設立趣意書

 私たちは、今、社会の転換期が到来していることを実感します。
石油価格の高騰や世界的な食糧不足、そして顕在化しつつある気候変動に
直面し、私たちの暮らしが、低い食糧自給率、木材、エネルギーなどの
自給率の上にあるという現実を知り、危機感を持つようになりました。

 そして昨年秋のグローバリゼーション経済の崩壊は、
私たちに価値観と行動の転換を迫る出来事でした。 新しい価値観、新しい生活様式、それは、環境と共生し、
人と人のつながりや互酬性を大切にする永続性のある
コミュニティをベースにしたものではないかと考えました。
そして、私たちが暮らす、ここ小川町でそのようなコミュニティを創りたく、
NPO法人を設立することにしました。 

 埼玉県の西北部に位置する小川町は、周囲を秩父山系に囲まれた
自然豊かな里地里山です。
人口は3万人あまり。この人口規模は、住民同士のコミュニケションが
円滑に取れ、“私たちのまち”といった意識も持ちやすい
適度なサイズ人数です。

 東京から僅か、電車で1時間20分で、緑のトンネルを成す水坂峠を越えると、
目の前に小川盆地が広がります。そこには、美味しい空気や美味しい水、
豊かな田畑があります。
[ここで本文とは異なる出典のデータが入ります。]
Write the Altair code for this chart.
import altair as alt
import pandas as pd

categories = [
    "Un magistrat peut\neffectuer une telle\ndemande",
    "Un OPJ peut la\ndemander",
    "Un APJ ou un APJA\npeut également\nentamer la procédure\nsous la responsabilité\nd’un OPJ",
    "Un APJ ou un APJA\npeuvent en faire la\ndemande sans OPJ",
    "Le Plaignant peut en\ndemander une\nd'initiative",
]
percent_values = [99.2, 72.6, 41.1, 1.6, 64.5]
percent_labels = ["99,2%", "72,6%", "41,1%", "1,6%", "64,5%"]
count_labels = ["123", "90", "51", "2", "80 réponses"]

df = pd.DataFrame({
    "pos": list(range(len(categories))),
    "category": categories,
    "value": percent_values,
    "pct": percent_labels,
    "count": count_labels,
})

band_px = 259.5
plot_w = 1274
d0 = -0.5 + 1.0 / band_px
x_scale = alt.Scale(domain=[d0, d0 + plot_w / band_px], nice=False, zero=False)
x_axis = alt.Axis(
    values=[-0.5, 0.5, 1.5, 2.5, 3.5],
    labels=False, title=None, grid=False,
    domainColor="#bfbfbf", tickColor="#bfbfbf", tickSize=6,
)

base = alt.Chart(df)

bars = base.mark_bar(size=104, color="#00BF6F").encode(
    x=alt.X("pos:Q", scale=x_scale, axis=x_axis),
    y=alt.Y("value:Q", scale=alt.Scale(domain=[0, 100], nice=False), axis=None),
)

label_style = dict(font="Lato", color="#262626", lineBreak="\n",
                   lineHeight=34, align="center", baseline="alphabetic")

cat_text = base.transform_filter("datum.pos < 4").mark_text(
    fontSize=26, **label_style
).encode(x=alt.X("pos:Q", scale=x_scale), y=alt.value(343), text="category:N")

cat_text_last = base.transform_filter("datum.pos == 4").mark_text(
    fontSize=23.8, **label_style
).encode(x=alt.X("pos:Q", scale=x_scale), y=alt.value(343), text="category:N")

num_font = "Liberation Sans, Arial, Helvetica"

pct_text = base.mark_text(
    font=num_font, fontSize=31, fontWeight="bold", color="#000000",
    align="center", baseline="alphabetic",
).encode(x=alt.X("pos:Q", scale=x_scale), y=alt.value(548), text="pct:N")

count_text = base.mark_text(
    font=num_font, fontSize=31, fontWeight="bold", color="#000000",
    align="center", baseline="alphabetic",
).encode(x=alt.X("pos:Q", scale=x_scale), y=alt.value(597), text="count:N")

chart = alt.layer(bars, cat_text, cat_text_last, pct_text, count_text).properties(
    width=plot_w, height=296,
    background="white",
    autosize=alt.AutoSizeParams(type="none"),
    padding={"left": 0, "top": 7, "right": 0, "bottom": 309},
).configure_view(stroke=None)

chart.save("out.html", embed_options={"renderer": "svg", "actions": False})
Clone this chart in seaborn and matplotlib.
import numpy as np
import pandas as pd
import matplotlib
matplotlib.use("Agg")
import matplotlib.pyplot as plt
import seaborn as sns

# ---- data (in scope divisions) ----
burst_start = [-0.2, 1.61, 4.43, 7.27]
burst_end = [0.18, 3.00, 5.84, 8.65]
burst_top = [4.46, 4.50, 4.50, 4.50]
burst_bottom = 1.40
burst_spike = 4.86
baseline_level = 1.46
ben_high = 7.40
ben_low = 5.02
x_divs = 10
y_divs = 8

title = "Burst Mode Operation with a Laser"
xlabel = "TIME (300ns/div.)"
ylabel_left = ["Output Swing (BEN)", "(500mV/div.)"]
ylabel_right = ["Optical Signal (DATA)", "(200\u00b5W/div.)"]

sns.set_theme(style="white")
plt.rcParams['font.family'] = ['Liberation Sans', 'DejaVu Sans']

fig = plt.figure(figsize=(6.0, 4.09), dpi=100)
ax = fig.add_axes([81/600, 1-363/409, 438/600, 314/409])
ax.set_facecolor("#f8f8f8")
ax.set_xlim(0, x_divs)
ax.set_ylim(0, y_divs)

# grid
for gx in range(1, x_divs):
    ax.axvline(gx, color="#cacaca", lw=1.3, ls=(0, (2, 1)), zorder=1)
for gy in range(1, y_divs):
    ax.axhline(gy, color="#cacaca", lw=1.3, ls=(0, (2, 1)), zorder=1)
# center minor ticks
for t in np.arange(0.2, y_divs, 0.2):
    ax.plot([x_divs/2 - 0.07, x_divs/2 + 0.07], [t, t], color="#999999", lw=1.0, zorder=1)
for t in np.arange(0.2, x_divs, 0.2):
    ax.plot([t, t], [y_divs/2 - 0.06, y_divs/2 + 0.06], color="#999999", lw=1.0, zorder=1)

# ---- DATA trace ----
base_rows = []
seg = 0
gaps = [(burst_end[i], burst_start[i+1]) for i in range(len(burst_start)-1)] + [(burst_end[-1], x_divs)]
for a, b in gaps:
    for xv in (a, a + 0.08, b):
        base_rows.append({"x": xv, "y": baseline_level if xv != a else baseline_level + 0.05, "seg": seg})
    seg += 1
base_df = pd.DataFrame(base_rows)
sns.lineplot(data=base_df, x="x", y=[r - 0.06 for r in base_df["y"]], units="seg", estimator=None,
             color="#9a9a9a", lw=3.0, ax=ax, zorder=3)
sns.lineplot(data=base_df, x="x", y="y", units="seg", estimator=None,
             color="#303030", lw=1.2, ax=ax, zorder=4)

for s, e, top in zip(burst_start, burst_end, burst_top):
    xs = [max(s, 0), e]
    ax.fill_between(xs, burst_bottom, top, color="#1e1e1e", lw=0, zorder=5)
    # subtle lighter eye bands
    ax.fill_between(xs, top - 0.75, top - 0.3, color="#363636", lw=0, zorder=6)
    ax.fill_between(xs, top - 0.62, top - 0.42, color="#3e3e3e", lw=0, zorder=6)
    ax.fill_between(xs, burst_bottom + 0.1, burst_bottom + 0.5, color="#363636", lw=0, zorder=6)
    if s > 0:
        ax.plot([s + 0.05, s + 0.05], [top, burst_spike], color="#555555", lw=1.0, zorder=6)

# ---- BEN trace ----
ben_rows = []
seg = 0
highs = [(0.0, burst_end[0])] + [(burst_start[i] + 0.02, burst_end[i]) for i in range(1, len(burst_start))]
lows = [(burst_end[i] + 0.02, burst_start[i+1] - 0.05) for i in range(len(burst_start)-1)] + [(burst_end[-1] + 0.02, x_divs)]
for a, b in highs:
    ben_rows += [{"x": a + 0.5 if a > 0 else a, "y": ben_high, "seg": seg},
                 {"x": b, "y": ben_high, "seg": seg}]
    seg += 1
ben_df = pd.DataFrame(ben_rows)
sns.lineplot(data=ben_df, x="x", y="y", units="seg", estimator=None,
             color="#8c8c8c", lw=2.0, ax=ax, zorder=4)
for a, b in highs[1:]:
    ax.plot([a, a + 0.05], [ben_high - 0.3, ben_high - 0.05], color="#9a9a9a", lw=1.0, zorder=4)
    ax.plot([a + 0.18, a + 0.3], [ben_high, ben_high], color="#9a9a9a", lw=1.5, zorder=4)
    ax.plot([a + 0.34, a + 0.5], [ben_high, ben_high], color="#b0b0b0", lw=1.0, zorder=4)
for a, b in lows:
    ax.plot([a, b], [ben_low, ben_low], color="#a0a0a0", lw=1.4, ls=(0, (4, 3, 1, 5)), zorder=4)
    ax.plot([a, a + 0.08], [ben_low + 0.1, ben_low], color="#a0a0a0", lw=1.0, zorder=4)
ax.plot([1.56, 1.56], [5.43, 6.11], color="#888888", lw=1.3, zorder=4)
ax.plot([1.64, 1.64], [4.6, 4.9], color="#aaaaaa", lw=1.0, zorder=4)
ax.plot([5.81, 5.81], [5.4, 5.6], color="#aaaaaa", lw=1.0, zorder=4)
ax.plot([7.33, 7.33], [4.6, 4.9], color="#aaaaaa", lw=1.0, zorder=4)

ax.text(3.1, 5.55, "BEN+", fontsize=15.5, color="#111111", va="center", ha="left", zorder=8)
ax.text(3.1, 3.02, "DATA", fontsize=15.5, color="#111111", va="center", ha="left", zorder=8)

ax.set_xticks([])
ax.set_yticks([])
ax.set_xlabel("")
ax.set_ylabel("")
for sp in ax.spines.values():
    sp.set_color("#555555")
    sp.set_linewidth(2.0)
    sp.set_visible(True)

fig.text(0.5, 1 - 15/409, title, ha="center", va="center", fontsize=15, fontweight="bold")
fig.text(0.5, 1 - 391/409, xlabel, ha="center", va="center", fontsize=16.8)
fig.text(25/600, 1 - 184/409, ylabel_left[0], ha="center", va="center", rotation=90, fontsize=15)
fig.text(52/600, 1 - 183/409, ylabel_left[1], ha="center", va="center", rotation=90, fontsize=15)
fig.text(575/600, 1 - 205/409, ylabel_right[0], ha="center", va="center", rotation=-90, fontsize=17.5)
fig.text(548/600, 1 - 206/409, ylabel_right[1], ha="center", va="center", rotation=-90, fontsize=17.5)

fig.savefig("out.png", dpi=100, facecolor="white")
里山には多種多様な動植物も棲息しています。
この自然がもたらす豊かさに感謝し、それらを活かして、食糧やエネルギーが
循環し、自給率の高い、新しい暮らしを作り上げたいと思います。
日本の食糧自給率は40%あまりですが、幸い小川町には40年近くも
有機農業に取り組んできたパイオニアが存在し、
町の有機農家の比率は全国有数です。
生産者と生活者の提携や、買い支えによりって地産地消や、
高い食料自給率を実現することが可能です。

 また、周囲の森林資源にも注目しています。
間伐材はエネルギー源であり、建築材でもあると同時に、
森は人を元気にしてくれます。
エネルギーの自給もまた夢ではありません。
川のせせらぎや景観は人を慰め、大切な水を供給してくれます。
私たちは、こうした里地里山の持つ様々な地域資源を活用して
“「食」と「エネルギー」自給の地産地消モデル”を創造したいと考えています。
そして、私たちはこうした活動を通して、顔と顔の見える有機的で信頼のある
ネットワークを築き、互いに助け合い、互いの能力を発揮し、
誰でも安心して住める豊かな地域づくりを目指します。